Hello all...in the New Year!
It's time for me to get this blog up and rolling. I had given myself an "after the new year" deadling and we are here, to be sure.
So a week or so ago I pulled out Gerhard Forde's The Captivation of the Will and read through it again. It occurs to me that for any Lutheran leader, especially rostered clergy, this piece should be read 2 times a year and then discussed with others....colleagues, professional peers, leaders who have the same passion for mission and ministry....with a matrix of questions that get at what's important here and now. In other words, there needs to be some kind of continued baseline look at our theological grounding in grace....continually.....as we engage the constant who, what, when, where of being missional.
I'm not convinced that many lutheran leaders today understand the radical nature of grace.
And when grace is misunderstood....mission gets hijacked by the theology of glory and all we end up doing is trying to build organizations and institutions rather than travel the marvelous road of God's dream (kingdom) for the world and let Christ loose so he can change lives and change the world.

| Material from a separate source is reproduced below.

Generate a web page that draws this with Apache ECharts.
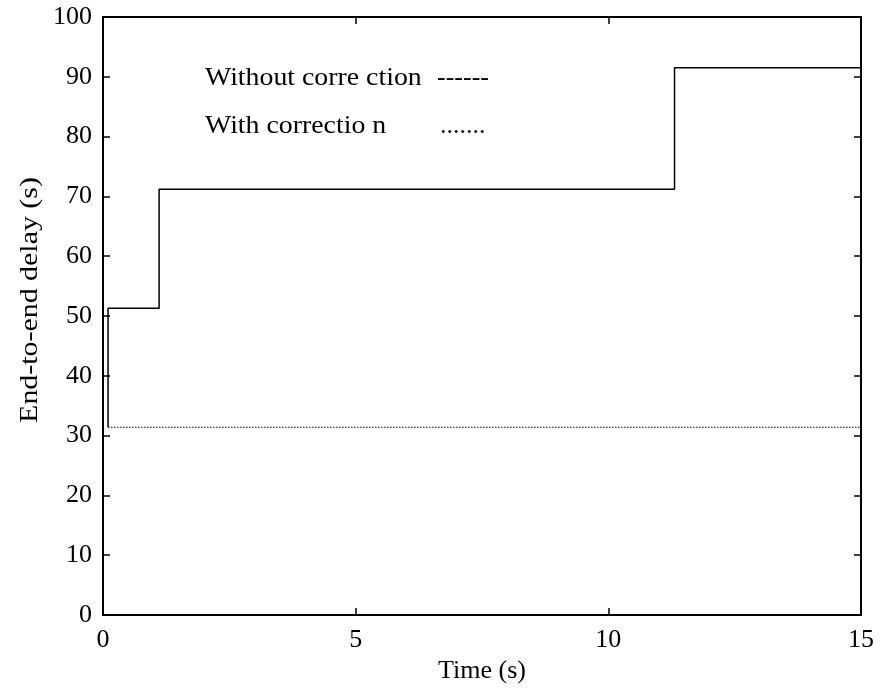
<!DOCTYPE html>
<html>
<head>
<meta charset="utf-8">
<script src="https://cdn.jsdelivr.net/npm/echarts@6/dist/echarts.min.js"></script>
<style>
  html, body { margin: 0; padding: 0; background: #fff; }
  #chart { width: 880px; height: 690px; }
</style>
</head>
<body>
<div id="chart"></div>
<script>
// Step response of end-to-end delay over time
const stepTimes = [0.1, 0.1, 1.11, 1.11, 11.31, 11.31, 15];
const stepDelays = [31.4, 51.3, 51.3, 71.2, 71.2, 91.5, 91.5];
const flatTimes = [0.1, 15];
const flatDelays = [31.4, 31.4];
const xTicks = [0, 5, 10, 15];
const yTicks = [0, 10, 20, 30, 40, 50, 60, 70, 80, 90, 100];

const FONT = '"Liberation Serif", "Times New Roman", serif';
const line = () => ({ show: true, onZero: false, lineStyle: { color: '#000', width: 2 } });
const tick = () => ({ show: true, inside: true, length: 7, lineStyle: { color: '#000', width: 1.5 } });

const chart = echarts.init(document.getElementById('chart'));
chart.setOption({
  animation: false,
  backgroundColor: '#fff',
  grid: { left: 103, top: 17, right: 19, bottom: 75 },
  xAxis: [
    {
      type: 'value', position: 'bottom', min: xTicks[0], max: xTicks[xTicks.length - 1], interval: 5,
      name: 'Time (s)', nameLocation: 'middle', nameGap: 43,
      nameTextStyle: { fontFamily: FONT, fontSize: 26, color: '#000' },
      axisLine: line(), axisTick: tick(), splitLine: { show: false },
      axisLabel: { fontFamily: FONT, fontSize: 26, color: '#000', margin: 12 }
    },
    {
      type: 'value', position: 'top', min: xTicks[0], max: xTicks[xTicks.length - 1], interval: 5,
      axisLine: line(), axisTick: tick(), splitLine: { show: false }, axisLabel: { show: false }
    }
  ],
  yAxis: [
    {
      type: 'value', position: 'left', min: yTicks[0], max: yTicks[yTicks.length - 1], interval: 10,
      axisLine: line(), axisTick: tick(), splitLine: { show: false },
      axisLabel: { fontFamily: FONT, fontSize: 26, color: '#000', margin: 11 }
    },
    {
      type: 'value', position: 'right', min: yTicks[0], max: yTicks[yTicks.length - 1], interval: 10,
      axisLine: line(), axisTick: tick(), splitLine: { show: false }, axisLabel: { show: false }
    }
  ],
  graphic: [
    {
      type: 'text', x: 30, y: 300, rotation: Math.PI / 2, scaleX: 1.15,
      style: { text: 'End-to-end delay (s)', font: '26px ' + FONT, fill: '#000', align: 'center', verticalAlign: 'middle' }
    },
    { type: 'text', x: 205, y: 78, scaleX: 1.07, style: { text: 'Without corre ction', font: '26px ' + FONT, fill: '#000', verticalAlign: 'middle' } },
    { type: 'text', x: 437, y: 78, style: { text: '------', font: '26px ' + FONT, fill: '#000', verticalAlign: 'middle' } },
    { type: 'text', x: 205, y: 126, scaleX: 1.07, style: { text: 'With correctio n', font: '26px ' + FONT, fill: '#000', verticalAlign: 'middle' } },
    { type: 'text', x: 440, y: 126, style: { text: '.......', font: '26px ' + FONT, fill: '#000', verticalAlign: 'middle' } }
  ],
  series: [
    {
      type: 'line', symbol: 'none',
      data: stepTimes.map((t, i) => [t, stepDelays[i]]),
      lineStyle: { color: '#000', width: 1.5 }
    },
    {
      type: 'line', symbol: 'none',
      data: flatTimes.map((t, i) => [t, flatDelays[i]]),
      lineStyle: { color: '#000', width: 1.2, type: [1.5, 1.5] }
    }
  ]
});
</script>
</body>
</html>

More on this as we go with this blog week in and week out. Overall, right now, I have a couple of topics, if not to say also passions, that I would like to engage regulary here: grace as expressed in and a result of the theology of the cross and the missional nature of the 21st century church.
To get things started....
Luther said this, in the form of a thesis for debate, about how God relates to us: "The love of God does not find but creates that which is pleasing to it"
This is fundamentally opposite to what we normally think. We think that we are placed here on this beautiful earth and that we just don't do that placement justice and we need to get our act together and start appreciating this great place and this great God who created it all. All of that is true enough, but we add to it all the position that somehow, some way we will in fact get it all together so that when God does her great "human belief and behavioral virus" scan (which, I suppose we suppose, occurs at a preprogrammed time so that God doesn't have to think about it but can insure that it does happen! Don't you just love that about your computer virus scan? Isn't it great that God can scan too?) we show up as "pleasing." What Luther is saying is that no, there will not be a time to be satisfying to God....but that really doesn't matter because God is actively creating us so that we are pleasing. It's all God's work. None of ours.
Most churches think mission is trying to get people to pay attention to God so they can get busy with a track of work and prayer that will make them pleasing to God. And things get very religious.
If however, we start with the premise that we never will be pleasing to God and there is no reason to try.....but instead realize we are pleasing to God because God is doing the work....we have something refreshing to share....life!....with the unchurched, instead of a religiousity that calls on them to get their spiritual lives together, whatever that means, so they can please God.
So, I leave you with a question:
How does grace, the radical reality of God's unconditional love and regard for us, impact the definition of church mission itself? I know that's a heavy one, and I will try to unpack it more with more questions, but I can't just now. I'll just leave it there. Let's have some fun.